In another world, he might have been a great professor. Instead, he was given God’s work: helping freshmen improve their written compositions.
This left him looking in the mirror, daily, at a failed professor. He hadn’t yet earned the academy’s golden ticket: a tenure-track job.
Therefore, Jon decided to become an MMA fighter.
A black eye and swollen lip would surely get him noticed at the monthly faculty meeting! His attempt at becoming a fighter was thwarted, first by films like Here Comes the Boom, which seemed to usurp his idea of the teacher turned brawler, and second by his innate drive towards scientific analysis.
Thus was born his newest book, The Professor in the Cage. It starts off as a memoir of another “failed” professor in American higher education, and ends up an insightful look into humanity’s long term fascination with watching two men beat the snot out of each other.
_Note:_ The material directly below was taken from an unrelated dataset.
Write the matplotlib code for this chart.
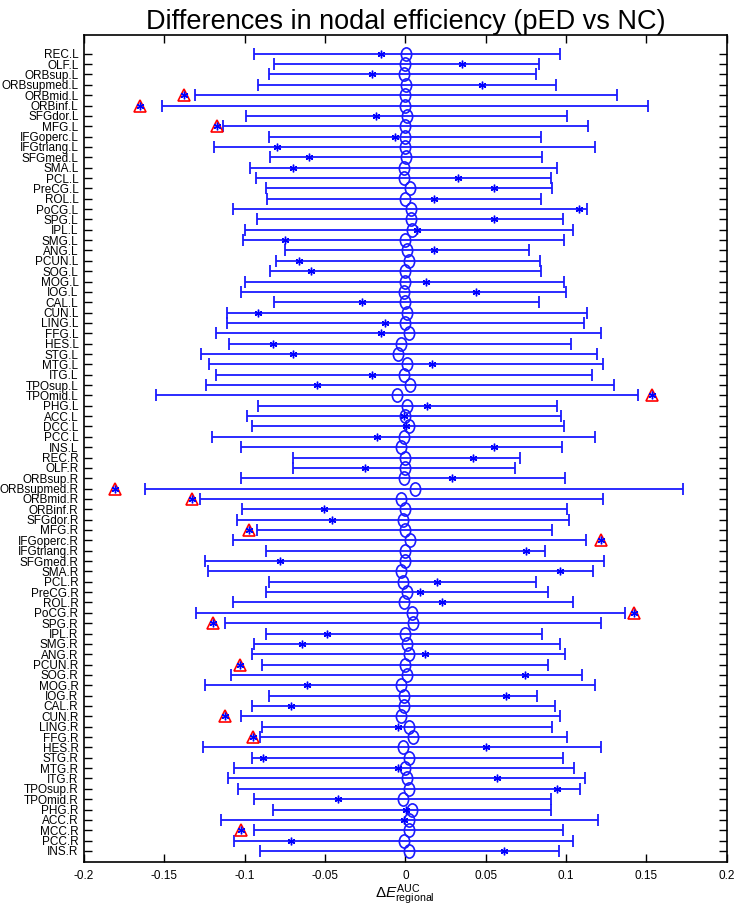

It is less a story about war, bullying, and duels, and more a story about what is innate in the male version of our species, from an evolutionary perspective. Some have already said that it can be seen as a “guide to men.”
Men—intellectual men—who read this can nod along with the pages in subconscious agreement. They may try to explain “smear the queer” to their equally intellectual wife, and to themselves, while gaining a disdainful glance.
The book is smart, funny, and well researched. It analyses the male “monkey dance” associated with bravado, dueling, and chest bumping that invariably leads to fists thrown (or members of the crew pulling a friend to safety). Jon looks at both the scientific and literary histories, to see what makes men crave physical dominance over one another.
His conclusions are humorous, provocative, and unsettling. Cultural conservatives might pick up on the work and make it the book they have been “waiting” for. Will they use his research to show how “men are men” and “women are women”?
The Professor in the Cage takes a light-hearted approach to understanding the psychology and science surrounding man-on-man violence. Gottschall finds a way to integrate two seemingly incompatible worlds, and does it with excellent prose and the style of a grand storyteller. If you find Jon in a bar in Pittsburgh, order him a cheap bourbon, punch him in the arm, then ask him outside for a dance.